Introduction
I had access to a couple of single-port PCI Infiniband cards and a suitable cable. I wanted to use them to set up a point-to-point connection for syncing DRBD devices between to Debian 11 systems.
I found a few links describing what needs to be done (Arch Linux‘s Infiniband page was probably the best), but none of them really explained what depended on what in sufficient granularity for my understanding. Hence, writing this page.
This page is a work in progress! When I meet a new problem I’ll come back and update it. Laste edited: 13/02/2021.
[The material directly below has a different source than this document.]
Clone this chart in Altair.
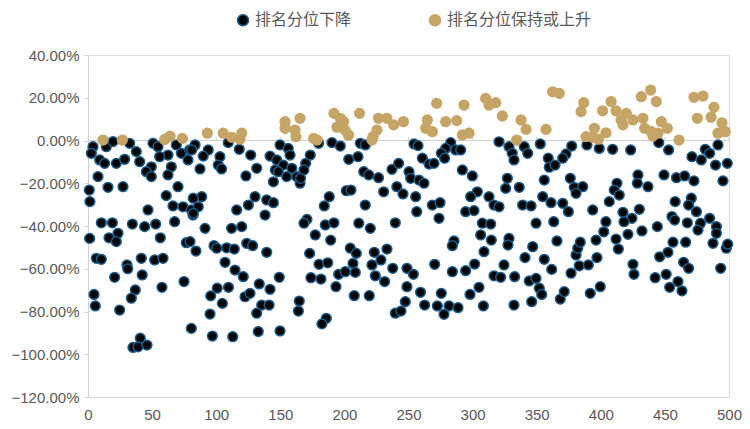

Note that an Infiniband network needs at least one subnet manager to check the network for new adapters and adds them to the routing tables. A consequence of this is that how the first node behaves during its configuration is slightly different from how the second node behaves during its configuration, because the first node will not already have a subnet manager available to it whereas the second node will. This procedure tries to take that into account.
Procedure
Complete this procedure on each of the two nodes, ideally doing it in parallel.
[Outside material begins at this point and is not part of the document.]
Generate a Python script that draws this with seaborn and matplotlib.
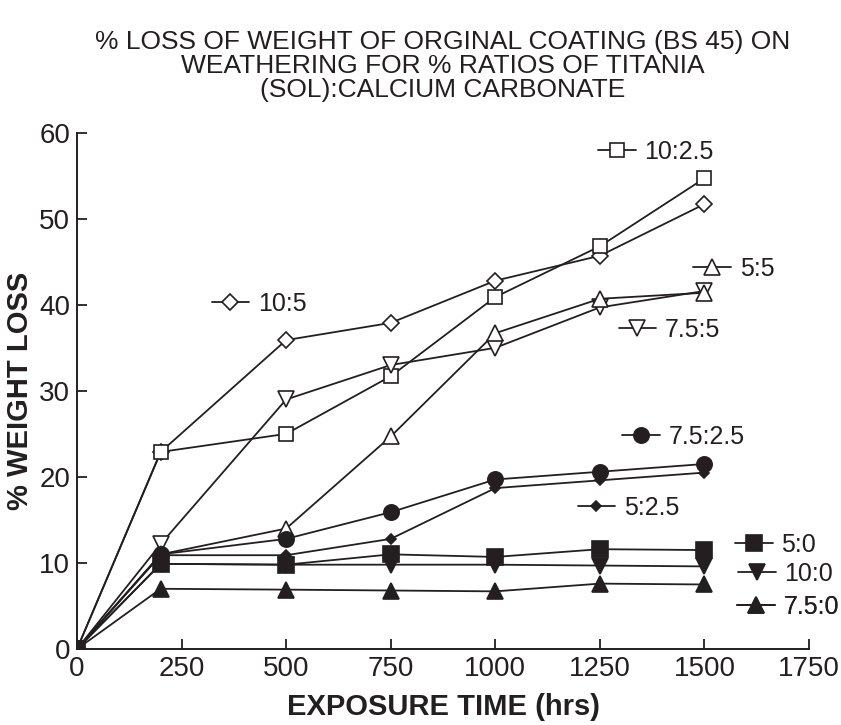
import matplotlib
matplotlib.use("Agg")
import matplotlib.pyplot as plt
import seaborn as sns
from matplotlib.lines import Line2D
from matplotlib import font_manager

sns.set_theme(style="ticks")
fams = [f.name for f in font_manager.fontManager.ttflist]
main_font = "Liberation Sans Narrow" if "Liberation Sans Narrow" in fams else "Liberation Sans"
plt.rcParams['font.family'] = [main_font, 'DejaVu Sans']

hours = [0, 200, 500, 750, 1000, 1250, 1500]

s_10_5 = [0, 22.9, 35.9, 37.9, 42.8, 45.7, 51.7]
s_10_25 = [0, 22.9, 25.0, 31.7, 40.9, 46.8, 54.7]
s_75_5 = [0, 12.2, 29.0, 33.0, 35.0, 39.7, 41.6]
s_5_5 = [0, 11.0, 14.0, 24.7, 36.7, 40.7, 41.4]
s_75_25 = [0, 11.0, 12.8, 15.9, 19.7, 20.6, 21.5]
s_5_25 = [0, 10.9, 10.9, 12.8, 18.7, 19.6, 20.5]
s_5_0 = [0, 9.9, 9.8, 11.0, 10.7, 11.6, 11.5]
s_10_0 = [0, 9.9, 9.8, 9.8, 9.8, 9.7, 9.6]
s_75_0 = [0, 7.0, 6.9, 6.8, 6.7, 7.6, 7.5]

labels = ["10:5", "10:2.5", "7.5:5", "5:5", "7.5:2.5", "5:2.5", "5:0", "10:0", "7.5:0"]
series = [s_10_5, s_10_25, s_75_5, s_5_5, s_75_25, s_5_25, s_5_0, s_10_0, s_75_0]

INK = "#231f20"
styles = {
    "10:5":    dict(marker="D", ms=8, mfc="white"),
    "10:2.5":  dict(marker="s", ms=10, mfc="white"),
    "7.5:5":   dict(marker="v", ms=12, mfc="white"),
    "5:5":     dict(marker="^", ms=12, mfc="white"),
    "7.5:2.5": dict(marker="o", ms=11, mfc=INK),
    "5:2.5":   dict(marker="D", ms=5, mfc=INK),
    "5:0":     dict(marker="s", ms=11, mfc=INK),
    "10:0":    dict(marker="v", ms=11, mfc=INK),
    "7.5:0":   dict(marker="^", ms=11, mfc=INK),
}
legend_pos = {
    "10:5": (0.184, 0.668), "10:2.5": (0.712, 0.963), "5:5": (0.842, 0.736),
    "7.5:5": (0.740, 0.618), "7.5:2.5": (0.745, 0.411), "5:2.5": (0.684, 0.273),
    "5:0": (0.899, 0.201), "10:0": (0.903, 0.145), "7.5:0": (0.902, 0.081),
}

fig = plt.figure(figsize=(8.41, 7.25), dpi=100)
ax = fig.add_axes([0.0916, 0.1048, 0.8704, 0.7122])

for lab, vals in zip(labels, series):
    st = styles[lab]
    sns.lineplot(x=hours, y=vals, ax=ax, color=INK, linewidth=1.3,
                 marker=st["marker"], markersize=st["ms"],
                 markerfacecolor=st["mfc"], markeredgecolor=INK,
                 markeredgewidth=1.2, legend=False)

for lab in labels:
    st = styles[lab]
    h = Line2D([], [], color=INK, linewidth=1.3, marker=st["marker"],
               markersize=st["ms"], markerfacecolor=st["mfc"],
               markeredgecolor=INK, markeredgewidth=1.2)
    leg = ax.legend(handles=[h], labels=[lab], loc="center left",
                    bbox_to_anchor=legend_pos[lab], frameon=False,
                    borderpad=0, borderaxespad=0, handlelength=1.5,
                    handletextpad=0.35, fontsize=18)
    for t in leg.get_texts():
        t.set_color(INK)
    ax.add_artist(leg)

ax.set_xlim(0, 1750)
ax.set_ylim(0, 60)
ax.set_xticks([0, 250, 500, 750, 1000, 1250, 1500, 1750])
ax.set_yticks([0, 10, 20, 30, 40, 50, 60])
ax.tick_params(direction="in", length=7, width=1.3, labelsize=20, colors=INK, pad=5)
ax.tick_params(axis="y", pad=5)
sns.despine(ax=ax)
for sp in ["left", "bottom"]:
    ax.spines[sp].set_linewidth(1.4)
    ax.spines[sp].set_color(INK)

ax.set_xlabel("EXPOSURE TIME (hrs)", fontsize=21, fontweight="bold", color=INK, labelpad=8)
ax.set_ylabel("% WEIGHT LOSS", fontsize=21, fontweight="bold", color=INK, labelpad=4)
ax.set_title("% LOSS OF WEIGHT OF ORGINAL COATING (BS 45) ON\nWEATHERING FOR % RATIOS OF TITANIA\n(SOL):CALCIUM CARBONATE",
             fontsize=19, color=INK, pad=26, linespacing=1.0)

fig.savefig("out.png", dpi=100, facecolor="white")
- Insert the cards and connect with the cable.
- Use lspci to verify the card is detected, as in this output:
torchio# lspci ... 03:00.0 Infiniband controller: Mellanox Technologies MT27600 [Connect-IB] ... torchio#
- Install the following packages to get access to the ibstat command:
apt-get install infiniband-diags
- Run ibstat; the state should be either Active or initializing, depending on whether there is already a subnet manager on the network, as shown in this output:
torchio# ibstat ... State: Initializing Physical state: LinkUp ... torchio#
- Without the correct modules loaded, the IB network cannot be reached (regardless of state), as shown in the output below:
torchio# ibhosts ibwarn: [1267] get_abi_version: can't read ABI version from /sys/class/infiniband_mad/abi_version (No such file or directory): is ib_umad module loaded? ibwarn: [1267] mad_rpc_open_port: can't open UMAD port ((null):0) src/ibnetdisc.c:786; can't open MAD port ((null):0) /usr/sbin/ibnetdiscover: iberror: failed: discover failed torchio#
- Load the following modules:
modprobe -a ib_uverbs mlx5_ib mlx5_core ib_core ib_umad rdma_ucm
- Run ibhosts again; this time it should report other HCAs (cards) on the IB network, as shown in the output below:
torchio# ibhosts Ca : 0x7cfe900300b82270 ports 1 "MT4113 ConnectIB Mellanox Technologies" Ca : 0x7cfe900300b82220 ports 1 "MT4113 ConnectIB Mellanox Technologies" torchio#
- But looking back at ibstat it still shows Initializing because we still have no subnet manager, as shown in the output below:
torchio# ibstat ... State: Initializing Physical state: LinkUp ... torchio#
- Regardless of whether there is already a subnet manager on the network, install and start one:
apt-get -y install opensm
- Run ibstat again; this time it should show the state as Active, as shown in this output:
torchio# ibstat ... State: Active Physical state: LinkUp ... torchio#
- Even though ibstat and ibhosts now work, the infiniband IP interface is still not accessible until this is run:
torchio# modprobe -a ib_ipoib torchio#
(Note that that fix is not persistent.)
- To determine the infiniband IP interface name run:
torchio# ifconfig -a ... torchio#
(Note that the interface name can vary; in my own case it was ibp1s0, which is used in the text below.)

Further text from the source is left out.